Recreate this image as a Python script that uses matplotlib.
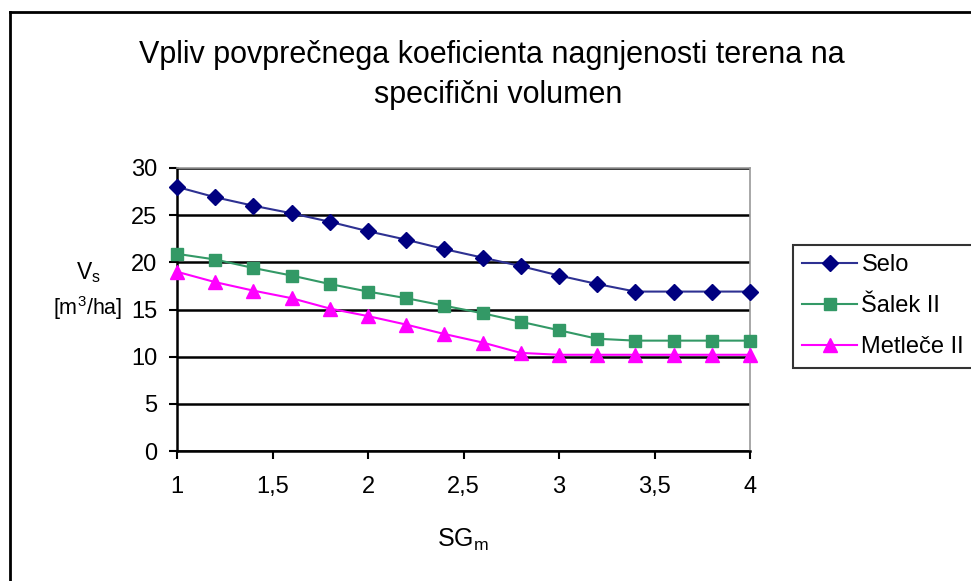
import matplotlib.pyplot as plt
from matplotlib.lines import Line2D
from matplotlib.ticker import FuncFormatter
import numpy as np

plt.rcParams['font.family'] = ['Liberation Sans', 'DejaVu Sans']

sg_m = [1.0, 1.2, 1.4, 1.6, 1.8, 2.0, 2.2, 2.4, 2.6, 2.8, 3.0, 3.2, 3.4, 3.6, 3.8, 4.0]
selo = [28.0, 26.9, 26.0, 25.2, 24.3, 23.3, 22.4, 21.4, 20.5, 19.6, 18.6, 17.7, 16.9, 16.9, 16.9, 16.9]
salek = [20.9, 20.3, 19.4, 18.6, 17.7, 16.9, 16.2, 15.4, 14.6, 13.7, 12.8, 11.9, 11.7, 11.7, 11.7, 11.7]
metlece = [19.0, 17.9, 17.0, 16.2, 15.1, 14.3, 13.4, 12.4, 11.5, 10.4, 10.2, 10.2, 10.2, 10.2, 10.2, 10.2]
names = ["Selo", "Šalek II", "Metleče II"]
x_ticks = [1, 1.5, 2, 2.5, 3, 3.5, 4]
y_ticks = [0, 5, 10, 15, 20, 25, 30]

W, H = 971, 581
fig = plt.figure(figsize=(W / 100, H / 100), dpi=100)
ax = fig.add_axes([177 / W, 1 - 451 / H, 573 / W, 283 / H])

ax.plot(sg_m, selo, color='#2e3192', marker='D', markersize=8.5,
        markerfacecolor='#000080', markeredgecolor='#000080', lw=1.5, label=names[0], clip_on=False, zorder=3)
ax.plot(sg_m, salek, color='#339966', marker='s', markersize=8.5,
        markerfacecolor='#339966', markeredgecolor='#339966', lw=1.5, label=names[1], clip_on=False, zorder=3)
ax.plot(sg_m, metlece, color='#ff00ff', marker='^', markersize=10.5,
        markerfacecolor='#ff00ff', markeredgecolor='#ff00ff', lw=1.5, label=names[2], clip_on=False, zorder=3)

ax.set_xlim(1, 4)
ax.set_ylim(0, 30)
ax.set_xticks(x_ticks)
ax.set_yticks(y_ticks)
ax.xaxis.set_major_formatter(FuncFormatter(lambda v, p: f"{v:g}".replace('.', ',')))
ax.tick_params(axis='both', direction='out', length=6, width=1.5, labelsize=17, colors='black')
ax.tick_params(axis='x', pad=12)
ax.tick_params(axis='y', pad=8)
ax.yaxis.grid(True, color='black', lw=1.8)
ax.set_axisbelow(True)
for s in ['top', 'right']:
    ax.spines[s].set_color('#999999')
    ax.spines[s].set_linewidth(1.2)
for s in ['left', 'bottom']:
    ax.spines[s].set_color('black')
    ax.spines[s].set_linewidth(1.8)

fig.text(492 / W, 1 - 55 / H, "Vpliv povprečnega koeficienta nagnjenosti terena na",
         ha='center', va='center', fontsize=22)
fig.text(498 / W, 1 - 95 / H, "specifični volumen", ha='center', va='center', fontsize=22)
fig.text(88 / W, 1 - 279 / H, "V$_\\mathregular{s}$", ha='center', va='baseline', fontsize=16.5)
fig.text(88 / W, 1 - 315 / H, "[m$^\\mathregular{3}$/ha]", ha='center', va='baseline', fontsize=15.5)
fig.text(463 / W, 1 - 547 / H, "SG$_\\mathregular{m}$", ha='center', va='baseline', fontsize=18)

leg = ax.legend(loc='upper left', bbox_to_anchor=(793 / W, 1 - 245 / H),
                bbox_transform=fig.transFigure, fontsize=17, frameon=True,
                fancybox=False, borderpad=0.4, labelspacing=0.8, handlelength=2.3,
                handletextpad=0.2, borderaxespad=0)
leg.get_frame().set_edgecolor('black')
leg.get_frame().set_linewidth(1.5)

# outer chart border (only left and top visible)
fig.add_artist(Line2D([10 / W, 10 / W], [0, 1 - 12 / H], transform=fig.transFigure, color='black', lw=2))
fig.add_artist(Line2D([10 / W, 1], [1 - 12 / H, 1 - 12 / H], transform=fig.transFigure, color='black', lw=2))

fig.savefig('out.png', dpi=100)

============================================================

## DIRECTION
Report the number of lines containing the string "matplotlib" and add nothing to it.

## COMPLETE OUTPUT
4